His first official performance as a Temptation came on June 8, 2022, in Edmonds, Washington, and he’s sung, danced, and doo-woped his way through more than 40 shows in the U.S. and Europe since.
As a principal cast member of “Ain’t Too Proud: The Life and Times of The Temptations,” Jawan attended the 2019 Tony Awards at New York’s Radio City Music Hall. (Photo by Taylor Hill/FilmMagic)
Can Fly Like a Bird in the Sky
As the conversation in the Judy Sturgis Hill Building winds down, Jawan appears completely unaffected by his success. Jawan is still Jawan. He smiles and shrugs at how it all turned out; how the kid from Detroit with no agent landed ensemble and principal roles in Broadway productions and was then plucked to join one of the most iconic musical groups in history. He admits he was naïve when he first started his entertainment journey and implores young entertainers to be more prepared than he was. “Learn the business first,” he says. “Learn how to negotiate a contract. Learn what you should ask for because people aren’t paying you what you’re worth. They’re paying what you negotiate.”

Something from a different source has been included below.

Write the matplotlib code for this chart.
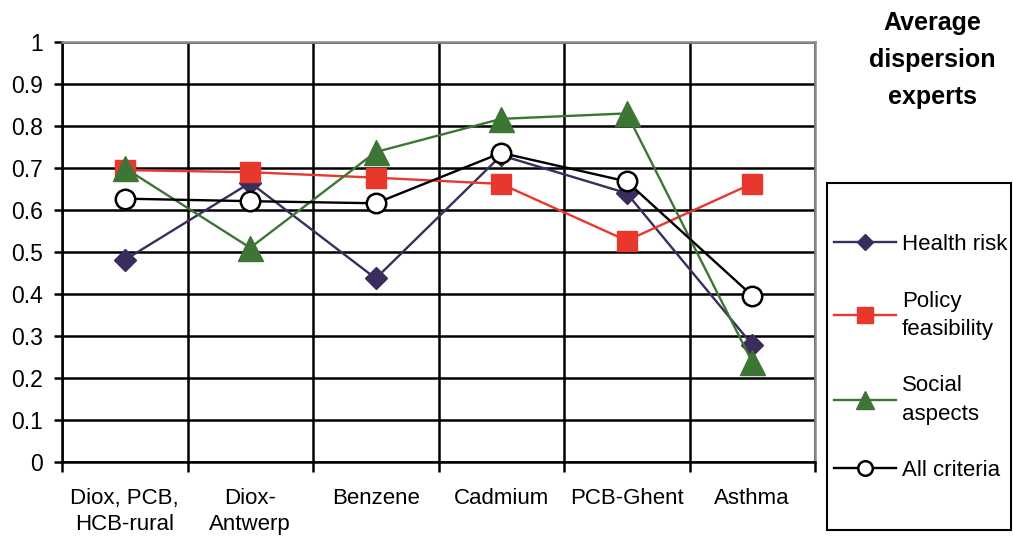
import numpy as np
import matplotlib.pyplot as plt
from matplotlib.patches import Rectangle

plt.rcParams['font.family'] = ['Liberation Sans', 'DejaVu Sans']

categories = ['Diox, PCB,\nHCB-rural', 'Diox-\nAntwerp', 'Benzene', 'Cadmium', 'PCB-Ghent', 'Asthma']
health_risk = [0.481, 0.665, 0.437, 0.730, 0.640, 0.279]
policy_feasibility = [0.695, 0.690, 0.677, 0.662, 0.527, 0.663]
social_aspects = [0.700, 0.510, 0.738, 0.817, 0.830, 0.238]
all_criteria = [0.627, 0.621, 0.616, 0.736, 0.668, 0.396]

W, H = 1013, 536
fig = plt.figure(figsize=(W / 100, H / 100), dpi=100)
ax = fig.add_axes([62 / W, 1 - 462 / H, (815 - 62) / W, 420 / H])

x = np.arange(len(categories))
ax.plot(x, health_risk, color='#3a2d5c', lw=1.7, marker='D', ms=11,
        label='Health risk', zorder=3)
ax.plot(x, policy_feasibility, color='#e8382d', lw=1.7, marker='s', ms=15,
        label='Policy\nfeasibility', zorder=3)
ax.plot(x, social_aspects, color='#3d7534', lw=1.7, marker='^', ms=18,
        label='Social\naspects', zorder=3)
ax.plot(x, all_criteria, color='black', lw=1.7, marker='o', ms=14,
        mfc='white', mec='black', mew=1.8, label='All criteria', zorder=4)

ax.set_xlim(-0.5, len(categories) - 0.5)
ax.set_ylim(0, 1)
ax.set_yticks(np.arange(0, 1.01, 0.1))
ax.set_yticklabels(['0'] + ['%.1f' % v for v in np.arange(0.1, 0.95, 0.1)] + ['1'])
ax.set_xticks(x)
ax.set_xticklabels(categories, linespacing=1.3)
ax.set_xticks(np.arange(-0.5, len(categories), 1), minor=True)
ax.tick_params(axis='x', which='major', length=0, pad=19, labelsize=16)
ax.tick_params(axis='x', which='minor', length=7, width=1.8, direction='out')
ax.tick_params(axis='y', length=6, width=1.8, direction='out', labelsize=16.5, pad=8)

ax.grid(axis='y', which='major', color='black', lw=1.8)
ax.grid(axis='x', which='minor', color='black', lw=1.8)
ax.set_axisbelow(True)

for side in ['left', 'bottom']:
    ax.spines[side].set_linewidth(1.8)
    ax.spines[side].set_color('black')
for side in ['top', 'right']:
    ax.spines[side].set_linewidth(1.8)
    ax.spines[side].set_color('#8a8a8a')

fig.text(932 / W, 1 - 60 / H, 'Average\ndispersion\nexperts', ha='center', va='center',
         fontsize=18, fontweight='bold', linespacing=1.7)

# legend frame drawn separately so the padding can differ vertically
fig.patches.append(Rectangle((827 / W, 1 - 530 / H), (1011 - 827) / W, (530 - 183) / H,
                             transform=fig.transFigure, fill=False,
                             edgecolor='black', lw=1.5))
leg = fig.legend(loc='upper left', bbox_to_anchor=(834 / W, 1 - 234 / H),
                 fontsize=16, frameon=False, labelspacing=1.6, handlelength=2.8,
                 handletextpad=0.25, borderpad=0, borderaxespad=0, markerscale=0.75)
for t in leg.get_texts():
    t.set_linespacing(1.45)

fig.savefig('out.png', dpi=100)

He takes one last look around the Sponberg Theatre; he has a red-carpet event in Detroit later in the evening and needs to say goodbye. He hugs everyone in the room, from his oldest friends and mentors to the people he just met.
He has full representation now. An agent. A business manager. A publicist. Who knows what his future holds? Maybe it’s as Alexander said: good things happen to Jawan because of the way he interacts with others and how he enters spaces. He and partner Amber Wright now have a one-year-old son, Brayden, who will one day read the playbills and reviews, watch the videos, and see the irrefutable proof of his father’s talent and moxie.
It may seem like Jawan’s at the top of the mountain, but there’s a sense that he’s just getting started.
So, get ready, world. Here he comes.